Llueve

La lluvia siempre es puntual por ser inoportuna. Mientras jarrea, la ciudad encoge el cuello para secarse pronto, despliega sus paraguas, flores a vista de pájaro mojado. Con el chubasco, mi calle se disuelve en gotas de tinta y carboncillo, el humo de los cigarros produce interferencias, el asfalto desemboca en riadas bajo los bordillos, todo se junta, empequeñece, se desborda. Dicen que el agua es buena para las lechugas, pero en Madrid el campo se cultiva en los balcones, con su escarcha de luz tenue y esos muros que hoy parecen tumbas. Llueve y todos lloran. ¿Y esto era marzo?

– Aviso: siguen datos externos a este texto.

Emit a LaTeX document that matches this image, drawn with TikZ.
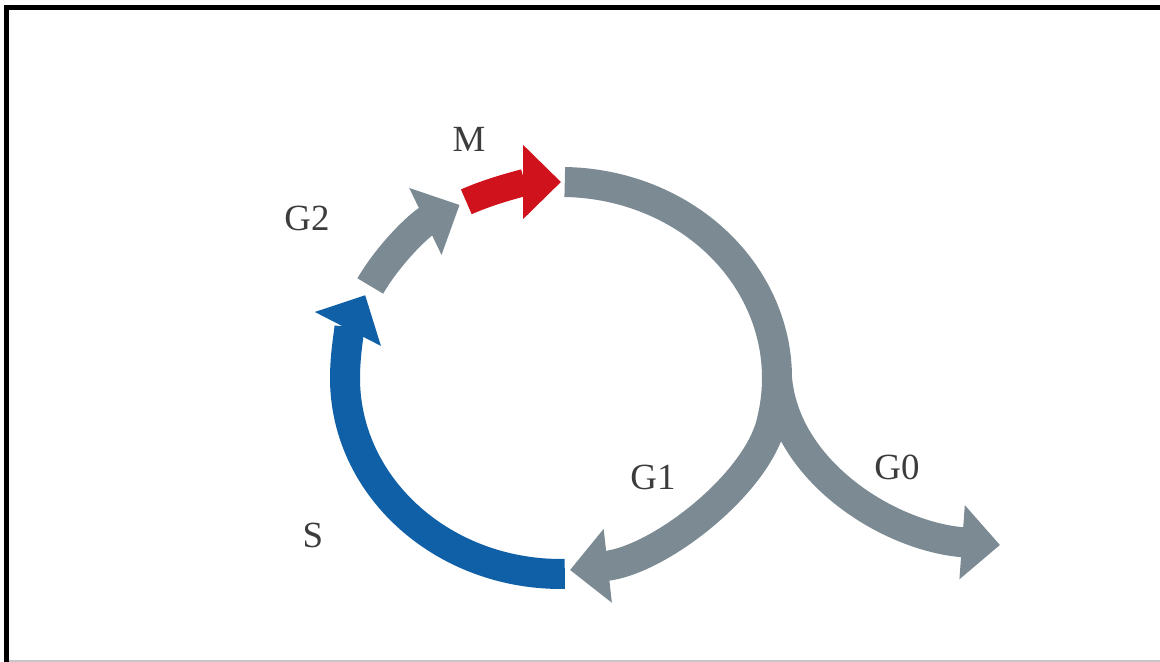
\documentclass[tikz,border=0pt]{standalone}
\usepackage{fontspec}
\setmainfont{Liberation Serif}
\usetikzlibrary{arrows.meta}

\definecolor{phasegray}{RGB}{124,139,147}
\definecolor{phaseblue}{RGB}{16,96,168}
\definecolor{phasered}{RGB}{208,18,28}
\definecolor{labelgray}{RGB}{60,60,60}

\begin{document}
\begin{tikzpicture}[x=0.02cm, y=0.02cm,
        band/.style={line width=0.6cm, -{Triangle[width=1.44cm,length=0.76cm]}},
        phase/.style={font=\fontsize{21}{25}\selectfont, text=labelgray}]
        \useasboundingbox (0,0) rectangle (1160,662);

        % Frame
        \draw[line width=0.1cm] (6.5,0) -- (6.5,654.5) -- (1160,654.5);
        \draw[gray!45, line width=0.04cm] (9,1) -- (1160,1);

        % Points on the cycle
        \coordinate (O) at (561,284);
        \path (O) ++(89:216 and 196) coordinate (g1start);
        \path (O) ++(0:216 and 196) coordinate (g0start);
        \path (O) ++(-89:216 and 196) coordinate (sstart);
        \path (O) ++(152:216 and 196) coordinate (g2start);
        \path (O) ++(116:216 and 196) coordinate (mstart);
        \coordinate (g1tip) at (570,92);
        \coordinate (g0tip) at (1000,117);

        % Nodes
        \node[phase] (M) at (469,523) {M};
        \node[phase] (G2) at (307,444) {G2};
        \node[phase] (S) at (313,127) {S};
        \node[phase] (G1) at (653,185) {G1};
        \node[phase] (G0) at (897,195) {G0};

        % Edges
        \draw[band, phasegray] (g1start) arc[start angle=89, end angle=-12, x radius=216, y radius=196]
            .. controls (760,180) and (660,102) .. (g1tip);
        \draw[band, phasegray] (g0start) .. controls (785,190) and (890,125) .. (g0tip);
        \draw[band, phaseblue] (sstart) arc[start angle=-89, end angle=-205, x radius=216, y radius=196];
        \draw[band, phasegray] (g2start) arc[start angle=152, end angle=118, x radius=216, y radius=196];
        \draw[band, phasered, line width=0.54cm] (mstart) arc[start angle=116, end angle=90, x radius=216, y radius=196];
    \end{tikzpicture}
\end{document}
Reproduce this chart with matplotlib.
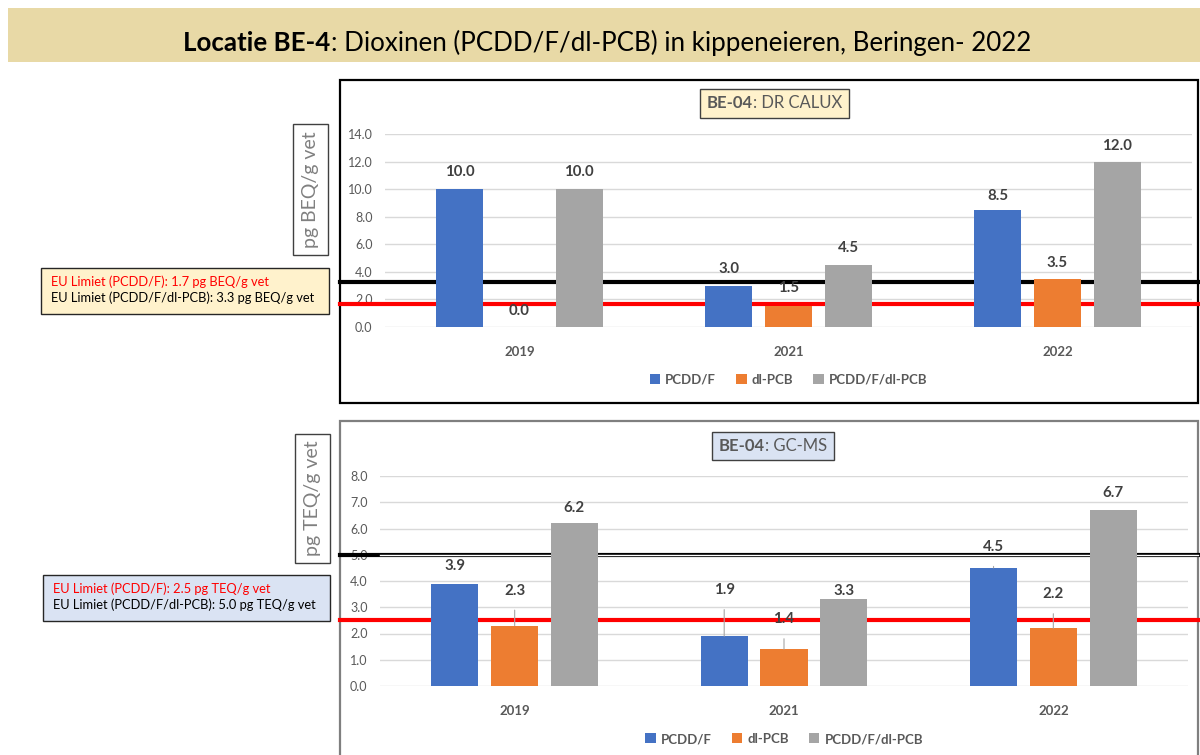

Descartada la primavera por razones evidentes nos queda este miércoles pasado por agua y uva moscatel, de tonos sombríos sin llegar a lúgubres porque promete tiempos mejores, al menos en lo que al pronóstico del tiempo se refiere. Las tormentas trajeron una música de filo de cuchillo, ahuecada y con las alas rotas. Hay un río en potencia en cada esquina y un barco de papel higiénico en las alcantarillas, y yo pinto un calendario sobre el cielo, una lavandería en cada estación de metro. Muchos se mojan, pocos caminan. La vida era un desierto.

Hemos perdido la primavera antes de que comenzara, como si últimamente todo naciera por defecto. Tiene que tratarse de un buen augurio, quizás una futura estación inundada de sol en las orillas y las comisuras de los labios. Más tarde, puede que pasado, el viento soplará llevándose la humedad hacia otras latitudes. Entonces desearemos que vuelva, querremos bailar bajo la lluvia, reconocer que sólo podemos vernos tal y como somos en el fondo de los charcos.